In the absence of the provisions of the Agricultural Debtors Relief Law it is apparent that the respondent would have no answer to the claim herein of the appellants; indeed his whole defence is based upon section 10 (c) of this Law. The section is as follows:-
"Provided that (c) where the applicant is a principal debtor and any such other person as aforesaid is a surety for such debt and the liability of the applicant in regard to the debt has been determined by such order, the liability of such surety shall be co-extensive with the liability of the applicant as so determined, or as so determined and as subsequently settled in consequence of any amicable settlement or compulsory settlement or reduction thereof approved or made by the Board in virtue of the provisions of section 21 or 23, as the case may be".
Any legislation which purports to divest a man of his legal rights, must be construed very strictly. In this case the appellants had a perfect legal right to bring their action and recover against the respondent the sum claimed, consequently unless this section I have quoted takes away their right either expressly or by necessary implication that right still subsists. But this section refers only to orders already made, debts that have already been determined, that is to say, it refers only to time subsequent to the making by the Debt Settlement Board of its award. There is nothing in it to take away the legal rights of a creditor against a surety to a debt even if the principal debtor has filed his application with the Debt Settlement Board.

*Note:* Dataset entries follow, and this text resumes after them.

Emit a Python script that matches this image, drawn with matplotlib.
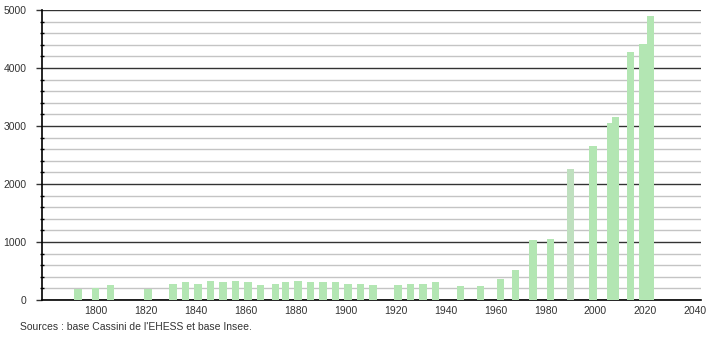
import matplotlib
matplotlib.use("Agg")
import matplotlib.pyplot as plt
from matplotlib.ticker import MultipleLocator

plt.rcParams['font.family'] = ['Liberation Sans', 'DejaVu Sans']

# années de recensement et population
annees = [1793, 1800, 1806, 1821, 1831, 1836, 1841, 1846, 1851, 1856,
          1861, 1866, 1872, 1876, 1881, 1886, 1891, 1896, 1901, 1906,
          1911, 1921, 1926, 1931, 1936, 1946, 1954, 1962, 1968, 1975,
          1982, 1990, 1999, 2006, 2008, 2014, 2019, 2022]
population = [185, 208, 260, 185, 277, 312, 277, 329, 312, 335,
              312, 260, 277, 312, 335, 312, 312, 312, 277, 277,
              260, 260, 277, 277, 312, 243, 243, 364, 520, 1040,
              1058, 2259, 2661, 3052, 3155, 4282, 4420, 4902]

fig = plt.figure(figsize=(7.1, 3.4), dpi=100)
ax = fig.add_axes([42 / 710, 40 / 340, 659 / 710, 290 / 340])

couleurs = ['#bfe0bf' if a == 1990 else '#b3e6b3' for a in annees]
ax.bar(annees, population, width=3.0, color=couleurs, zorder=3)

ax.set_xlim(1778.6, 2042.2)
ax.set_ylim(0, 5000)

ax.yaxis.set_major_locator(MultipleLocator(1000))
ax.yaxis.set_minor_locator(MultipleLocator(200))
ax.set_xticks(range(1800, 2041, 20))

ax.grid(axis='y', which='minor', color='#c4c4c4', linewidth=1, zorder=1)
ax.grid(axis='y', which='major', color='#333333', linewidth=1, zorder=2)

for s in ['top', 'right']:
    ax.spines[s].set_visible(False)
ax.spines['left'].set_linewidth(1.2)
ax.spines['bottom'].set_linewidth(1.2)

ax.tick_params(axis='x', length=0, labelsize=7.5, pad=4, colors='#333333')
ax.tick_params(axis='y', which='major', length=4, width=1, labelsize=7.5,
               pad=7, colors='#333333')
ax.tick_params(axis='y', which='minor', length=3, width=1, direction='inout')

fig.text(20 / 710, 1 - 327 / 340, "Sources : base Cassini de l'EHESS et base Insee.",
         fontsize=7.5, color='#333333', va='center', ha='left')

fig.savefig('out.png', dpi=100)
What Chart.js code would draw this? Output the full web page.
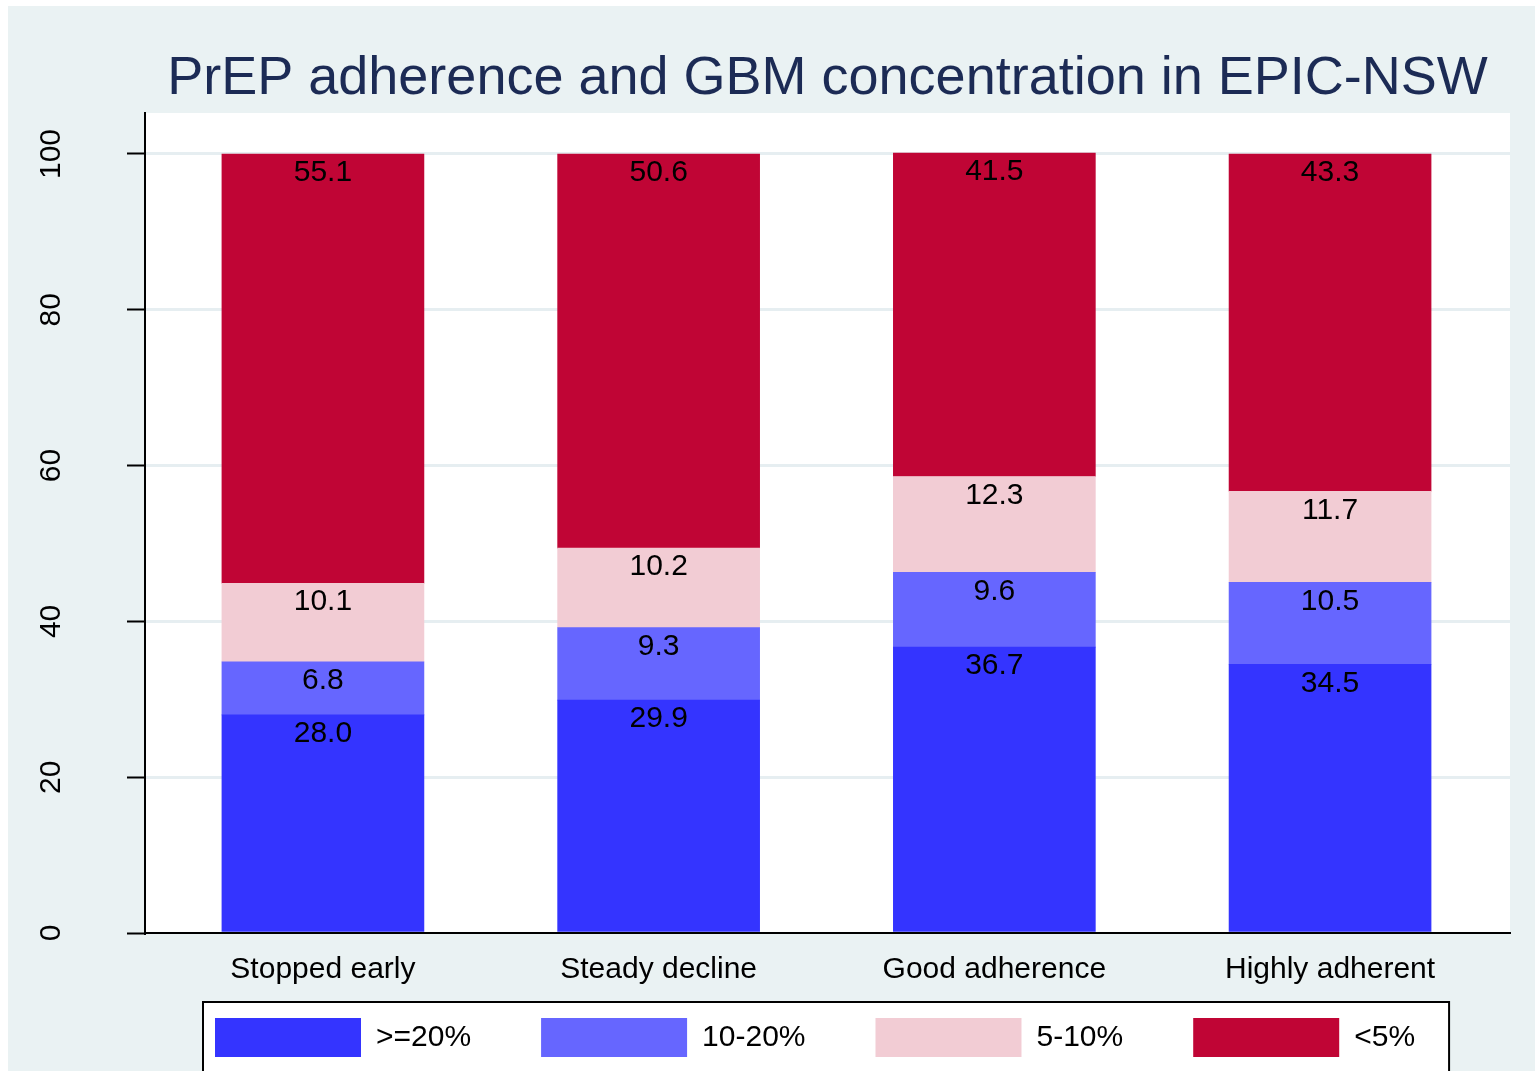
<!DOCTYPE html>
<html>
<head>
<meta charset="utf-8">
<script src="https://cdn.jsdelivr.net/npm/chart.js@4/dist/chart.umd.min.js"></script>
<style>
  html, body { margin: 0; padding: 0; overflow: hidden; background: #fff; }
  canvas { display: block; }
</style>
</head>
<body>
<canvas id="chart" width="1535" height="1071"></canvas>
<script>
// Data (percent of GBM concentration group per trajectory)
const categories = ['Stopped early', 'Steady decline', 'Good adherence', 'Highly adherent'];
const seriesNames = ['>=20%', '10-20%', '5-10%', '<5%'];
const gbm20plus = [28.0, 29.9, 36.7, 34.5];
const gbm10to20 = [6.8, 9.3, 9.6, 10.5];
const gbm5to10 = [10.1, 10.2, 12.3, 11.7];
const gbmUnder5 = [55.1, 50.6, 41.5, 43.3];
const yTicks = [0, 20, 40, 60, 80, 100];

const FONT = '"Liberation Sans", Arial, Helvetica, sans-serif';
Chart.defaults.font.family = FONT;
Chart.defaults.font.size = 30;
Chart.defaults.color = '#000';

const seriesValues = [gbm20plus, gbm10to20, gbm5to10, gbmUnder5];
const seriesColors = ['#3434FF', '#6666FF', '#F2CCD4', '#C00535'];
const gridColor = '#E6EEF1';

// background, white plot region and the framed legend box (Stata s2color look)
const backdrop = {
  id: 'backdrop',
  afterLayout(chart) {
    // x axis box is kept thin so the legend sits close; widen its label clip area
    const x = chart.scales.x;
    x.bottom = x.top + 70;
  },
  beforeDraw(chart) {
    const { ctx, chartArea: a, width, height } = chart;
    ctx.save();
    ctx.fillStyle = '#fff';
    ctx.fillRect(0, 0, width, height);
    ctx.fillStyle = '#EAF2F3';
    ctx.fillRect(8, 6, width - 8, height - 6);
    ctx.fillStyle = '#fff';
    ctx.fillRect(a.left, a.top, a.right - a.left, a.bottom - a.top);
    const hb = chart.legend && chart.legend.legendHitBoxes;
    if (hb && hb.length) {
      const first = hb[0];
      const last = hb[hb.length - 1];
      const x0 = first.left - 12;
      const y0 = first.top - 16;
      const x1 = last.left + last.width + 34;
      ctx.fillStyle = '#fff';
      ctx.fillRect(x0, y0, x1 - x0, height - y0 + 10);
      ctx.strokeStyle = '#000';
      ctx.lineWidth = 2;
      ctx.strokeRect(x0, y0, x1 - x0, height - y0 + 10);
    }
    ctx.restore();
  }
};

// value labels just inside the top of each segment
const segmentLabels = {
  id: 'segmentLabels',
  afterDatasetsDraw(chart) {
    const { ctx } = chart;
    ctx.save();
    ctx.font = '30px ' + FONT;
    ctx.fillStyle = '#000';
    ctx.textAlign = 'center';
    ctx.textBaseline = 'middle';
    chart.data.datasets.forEach((ds, i) => {
      const meta = chart.getDatasetMeta(i);
      meta.data.forEach((bar, j) => {
        ctx.fillText(seriesValues[i][j].toFixed(1), bar.x, bar.y + 19);
      });
    });
    ctx.restore();
  }
};

const datasets = seriesNames.map((name, i) => ({
  label: name,
  data: seriesValues[i].map((v, j) => ({ x: j, y: v })),
  backgroundColor: seriesColors[i],
  borderColor: seriesColors[i],
  borderWidth: 0,
  barThickness: 202
}));

new Chart(document.getElementById('chart').getContext('2d'), {
  type: 'bar',
  data: { datasets },
  plugins: [backdrop, segmentLabels],
  options: {
    responsive: false,
    animation: false,
    devicePixelRatio: 1,
    layout: { padding: { left: 0, right: 25, top: 0, bottom: 4 } },
    scales: {
      x: {
        type: 'linear',
        offset: false,
        stacked: true,
        min: -0.53,
        max: 3.536,
        afterBuildTicks: (scale) => { scale.ticks = categories.map((c, i) => ({ value: i })); },
        afterFit: (scale) => { scale.height = 15; },
        ticks: {
          padding: 11,
          maxRotation: 0,
          autoSkip: false,
          font: { size: 30 },
          color: '#000',
          callback: (v) => categories[v]
        },
        grid: { display: false },
        border: { display: true, color: '#000', width: 2 }
      },
      y: {
        stacked: true,
        min: 0,
        max: 105.26,
        afterBuildTicks: (scale) => { scale.ticks = yTicks.map(v => ({ value: v })); },
        afterFit: (scale) => { scale.width = 145; },
        ticks: {
          minRotation: 90,
          maxRotation: 90,
          crossAlign: 'center',
          padding: 50,
          font: { size: 30 },
          color: '#000'
        },
        grid: {
          color: (ctx) => (ctx.tick && ctx.tick.value === 0 ? 'rgba(0,0,0,0)' : gridColor),
          lineWidth: 3,
          tickColor: '#000',
          tickWidth: 2,
          tickLength: 18
        },
        border: { display: true, color: '#000', width: 2 }
      }
    },
    plugins: {
      title: {
        display: true,
        text: 'PrEP adherence and GBM concentration in EPIC-NSW',
        fullSize: false,
        color: '#1C2B55',
        font: { size: 54, weight: 'normal' },
        padding: { top: 47, bottom: 1.2 }
      },
      legend: {
        position: 'bottom',
        align: 'start',
        fullSize: false,
        labels: {
          boxWidth: 146,
          boxHeight: 39,
          padding: 70,
          color: '#000',
          font: { size: 30 }
        }
      },
      tooltip: { enabled: false }
    }
  }
});
</script>
</body>
</html>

It has been argued that as the appellants have filed with the Debt Settlement Board a statement of debt against the principal debtor they have thereby submitted themselves in advance to have their claim, including that against the guarantor, decided by the Board. It seems to me, however, that the mere fact of filing a statement of debt against the principal debtor could not in any way affect their legal position; The filing of a statement of debt is not an attempt to enforce a legal claim, since the Debt Settlement. Board is not a Court of Law and does not enforce legal rights in fact it exists to deprive people of their legal rights. The statement was filed because the appellants were called upon by the Board to file one. Had the appellants failed to do so their debt might have been cancelled under section 15 (2) of the Agricultural Debtors Relief Law.
If the appellants were to secure judgment against the respondent, the guarantor, be would be subrogated into the position of the creditor appellants, and would be qualified to file a statement of debt. This statement has already been filed by appellants, so the guarantor merely would have to prove that he had paid the debt to be treated by the Board, as the principal debtor's creditor for the amount paid. The appellants therefore had reason to contend that the filing by them of the statement of debt was in fact a protection for the respondent; since otherwise the liability of the principal debtor for, payment thereof might have been annulled by the Board. Whether or not this is the case, it does not seem to me to alter in the least the legal right of the appellants to proceed against the respondent for payment.
There was no question of the appellants having to elect to have their rights determined by one of two distinct tribunals, the Court, or the Debt Settlement Board. Their rights against the guarantor were totally unaffected by the provisions of the Agricultural Debtors Relief Law, 1940, and I think their appeal should be allowed with costs.